Short task: Quote each line of the material verbatim, without the pictures.

Available data:

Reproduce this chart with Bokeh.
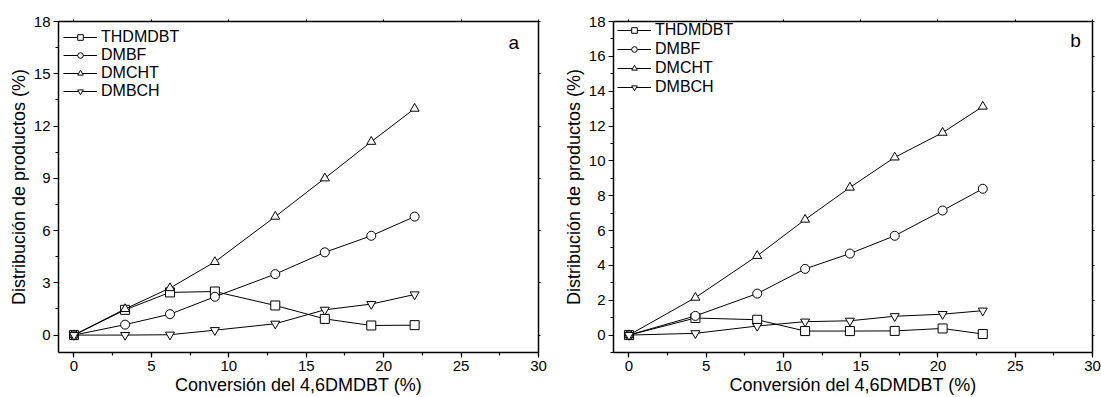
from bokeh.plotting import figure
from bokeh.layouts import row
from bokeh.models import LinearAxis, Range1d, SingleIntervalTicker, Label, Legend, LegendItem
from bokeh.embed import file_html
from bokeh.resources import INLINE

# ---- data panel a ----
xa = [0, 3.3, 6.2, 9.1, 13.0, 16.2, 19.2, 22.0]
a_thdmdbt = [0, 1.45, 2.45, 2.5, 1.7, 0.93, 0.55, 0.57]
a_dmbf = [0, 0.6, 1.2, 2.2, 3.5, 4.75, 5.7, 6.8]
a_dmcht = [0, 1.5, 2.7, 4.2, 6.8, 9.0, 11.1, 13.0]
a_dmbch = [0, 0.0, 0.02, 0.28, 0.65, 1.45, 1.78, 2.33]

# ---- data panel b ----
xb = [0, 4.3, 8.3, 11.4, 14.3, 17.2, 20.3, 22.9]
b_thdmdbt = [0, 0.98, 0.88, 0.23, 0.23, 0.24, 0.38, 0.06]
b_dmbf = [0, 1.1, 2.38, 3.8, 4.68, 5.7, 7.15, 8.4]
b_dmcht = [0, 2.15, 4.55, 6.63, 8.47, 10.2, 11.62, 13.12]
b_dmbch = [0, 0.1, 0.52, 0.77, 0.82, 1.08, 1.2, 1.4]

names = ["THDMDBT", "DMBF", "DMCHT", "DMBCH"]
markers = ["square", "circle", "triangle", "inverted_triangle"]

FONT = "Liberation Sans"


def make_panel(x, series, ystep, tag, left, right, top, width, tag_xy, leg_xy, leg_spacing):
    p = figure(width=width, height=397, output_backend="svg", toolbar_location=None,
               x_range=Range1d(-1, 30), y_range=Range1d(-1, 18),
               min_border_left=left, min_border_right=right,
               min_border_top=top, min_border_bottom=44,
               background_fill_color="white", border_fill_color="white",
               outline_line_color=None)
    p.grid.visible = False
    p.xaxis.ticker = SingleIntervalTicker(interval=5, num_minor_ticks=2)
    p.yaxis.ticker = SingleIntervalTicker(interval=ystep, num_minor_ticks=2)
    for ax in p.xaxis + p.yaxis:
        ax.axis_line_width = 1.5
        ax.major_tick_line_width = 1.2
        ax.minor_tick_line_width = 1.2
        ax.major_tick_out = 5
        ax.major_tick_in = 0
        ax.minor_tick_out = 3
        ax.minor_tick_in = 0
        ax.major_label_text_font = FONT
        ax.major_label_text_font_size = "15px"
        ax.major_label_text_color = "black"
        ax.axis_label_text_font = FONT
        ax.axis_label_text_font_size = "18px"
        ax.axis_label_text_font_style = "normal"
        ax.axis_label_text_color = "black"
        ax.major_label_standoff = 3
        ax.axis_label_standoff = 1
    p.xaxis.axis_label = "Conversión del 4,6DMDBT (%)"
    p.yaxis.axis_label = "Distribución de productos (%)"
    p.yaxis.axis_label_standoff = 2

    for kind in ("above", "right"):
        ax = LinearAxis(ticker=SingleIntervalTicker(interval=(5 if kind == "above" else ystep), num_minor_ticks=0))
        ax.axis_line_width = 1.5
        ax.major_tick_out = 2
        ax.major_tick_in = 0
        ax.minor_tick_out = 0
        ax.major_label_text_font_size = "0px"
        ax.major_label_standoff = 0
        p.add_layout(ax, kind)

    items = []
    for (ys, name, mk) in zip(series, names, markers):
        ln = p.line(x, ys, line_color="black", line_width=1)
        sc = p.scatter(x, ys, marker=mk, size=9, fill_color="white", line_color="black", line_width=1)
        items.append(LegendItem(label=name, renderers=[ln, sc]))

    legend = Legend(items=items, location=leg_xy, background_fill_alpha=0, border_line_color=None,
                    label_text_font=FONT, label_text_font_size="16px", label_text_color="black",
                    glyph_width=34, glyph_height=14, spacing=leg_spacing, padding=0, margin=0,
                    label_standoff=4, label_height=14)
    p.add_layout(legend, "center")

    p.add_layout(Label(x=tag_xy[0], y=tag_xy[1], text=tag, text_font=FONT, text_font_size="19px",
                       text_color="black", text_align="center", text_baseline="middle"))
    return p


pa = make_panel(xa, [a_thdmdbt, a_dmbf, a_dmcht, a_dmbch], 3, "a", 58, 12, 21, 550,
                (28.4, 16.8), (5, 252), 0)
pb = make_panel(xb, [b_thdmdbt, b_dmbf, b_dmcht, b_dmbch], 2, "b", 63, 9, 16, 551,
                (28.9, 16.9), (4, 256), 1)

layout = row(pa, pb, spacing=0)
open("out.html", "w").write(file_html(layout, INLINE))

Solution for this exercise:
Reproduce this chart with Bokeh.
from bokeh.plotting import figure
from bokeh.layouts import row
from bokeh.models import LinearAxis, Range1d, SingleIntervalTicker, Label, Legend, LegendItem
from bokeh.embed import file_html
from bokeh.resources import INLINE

# ---- data panel a ----
xa = [0, 3.3, 6.2, 9.1, 13.0, 16.2, 19.2, 22.0]
a_thdmdbt = [0, 1.45, 2.45, 2.5, 1.7, 0.93, 0.55, 0.57]
a_dmbf = [0, 0.6, 1.2, 2.2, 3.5, 4.75, 5.7, 6.8]
a_dmcht = [0, 1.5, 2.7, 4.2, 6.8, 9.0, 11.1, 13.0]
a_dmbch = [0, 0.0, 0.02, 0.28, 0.65, 1.45, 1.78, 2.33]

# ---- data panel b ----
xb = [0, 4.3, 8.3, 11.4, 14.3, 17.2, 20.3, 22.9]
b_thdmdbt = [0, 0.98, 0.88, 0.23, 0.23, 0.24, 0.38, 0.06]
b_dmbf = [0, 1.1, 2.38, 3.8, 4.68, 5.7, 7.15, 8.4]
b_dmcht = [0, 2.15, 4.55, 6.63, 8.47, 10.2, 11.62, 13.12]
b_dmbch = [0, 0.1, 0.52, 0.77, 0.82, 1.08, 1.2, 1.4]

names = ["THDMDBT", "DMBF", "DMCHT", "DMBCH"]
markers = ["square", "circle", "triangle", "inverted_triangle"]

FONT = "Liberation Sans"


def make_panel(x, series, ystep, tag, left, right, top, width, tag_xy, leg_xy, leg_spacing):
    p = figure(width=width, height=397, output_backend="svg", toolbar_location=None,
               x_range=Range1d(-1, 30), y_range=Range1d(-1, 18),
               min_border_left=left, min_border_right=right,
               min_border_top=top, min_border_bottom=44,
               background_fill_color="white", border_fill_color="white",
               outline_line_color=None)
    p.grid.visible = False
    p.xaxis.ticker = SingleIntervalTicker(interval=5, num_minor_ticks=2)
    p.yaxis.ticker = SingleIntervalTicker(interval=ystep, num_minor_ticks=2)
    for ax in p.xaxis + p.yaxis:
        ax.axis_line_width = 1.5
        ax.major_tick_line_width = 1.2
        ax.minor_tick_line_width = 1.2
        ax.major_tick_out = 5
        ax.major_tick_in = 0
        ax.minor_tick_out = 3
        ax.minor_tick_in = 0
        ax.major_label_text_font = FONT
        ax.major_label_text_font_size = "15px"
        ax.major_label_text_color = "black"
        ax.axis_label_text_font = FONT
        ax.axis_label_text_font_size = "18px"
        ax.axis_label_text_font_style = "normal"
        ax.axis_label_text_color = "black"
        ax.major_label_standoff = 3
        ax.axis_label_standoff = 1
    p.xaxis.axis_label = "Conversión del 4,6DMDBT (%)"
    p.yaxis.axis_label = "Distribución de productos (%)"
    p.yaxis.axis_label_standoff = 2

    for kind in ("above", "right"):
        ax = LinearAxis(ticker=SingleIntervalTicker(interval=(5 if kind == "above" else ystep), num_minor_ticks=0))
        ax.axis_line_width = 1.5
        ax.major_tick_out = 2
        ax.major_tick_in = 0
        ax.minor_tick_out = 0
        ax.major_label_text_font_size = "0px"
        ax.major_label_standoff = 0
        p.add_layout(ax, kind)

    items = []
    for (ys, name, mk) in zip(series, names, markers):
        ln = p.line(x, ys, line_color="black", line_width=1)
        sc = p.scatter(x, ys, marker=mk, size=9, fill_color="white", line_color="black", line_width=1)
        items.append(LegendItem(label=name, renderers=[ln, sc]))

    legend = Legend(items=items, location=leg_xy, background_fill_alpha=0, border_line_color=None,
                    label_text_font=FONT, label_text_font_size="16px", label_text_color="black",
                    glyph_width=34, glyph_height=14, spacing=leg_spacing, padding=0, margin=0,
                    label_standoff=4, label_height=14)
    p.add_layout(legend, "center")

    p.add_layout(Label(x=tag_xy[0], y=tag_xy[1], text=tag, text_font=FONT, text_font_size="19px",
                       text_color="black", text_align="center", text_baseline="middle"))
    return p


pa = make_panel(xa, [a_thdmdbt, a_dmbf, a_dmcht, a_dmbch], 3, "a", 58, 12, 21, 550,
                (28.4, 16.8), (5, 252), 0)
pb = make_panel(xb, [b_thdmdbt, b_dmbf, b_dmcht, b_dmbch], 2, "b", 63, 9, 16, 551,
                (28.9, 16.9), (4, 256), 1)

layout = row(pa, pb, spacing=0)
open("out.html", "w").write(file_html(layout, INLINE))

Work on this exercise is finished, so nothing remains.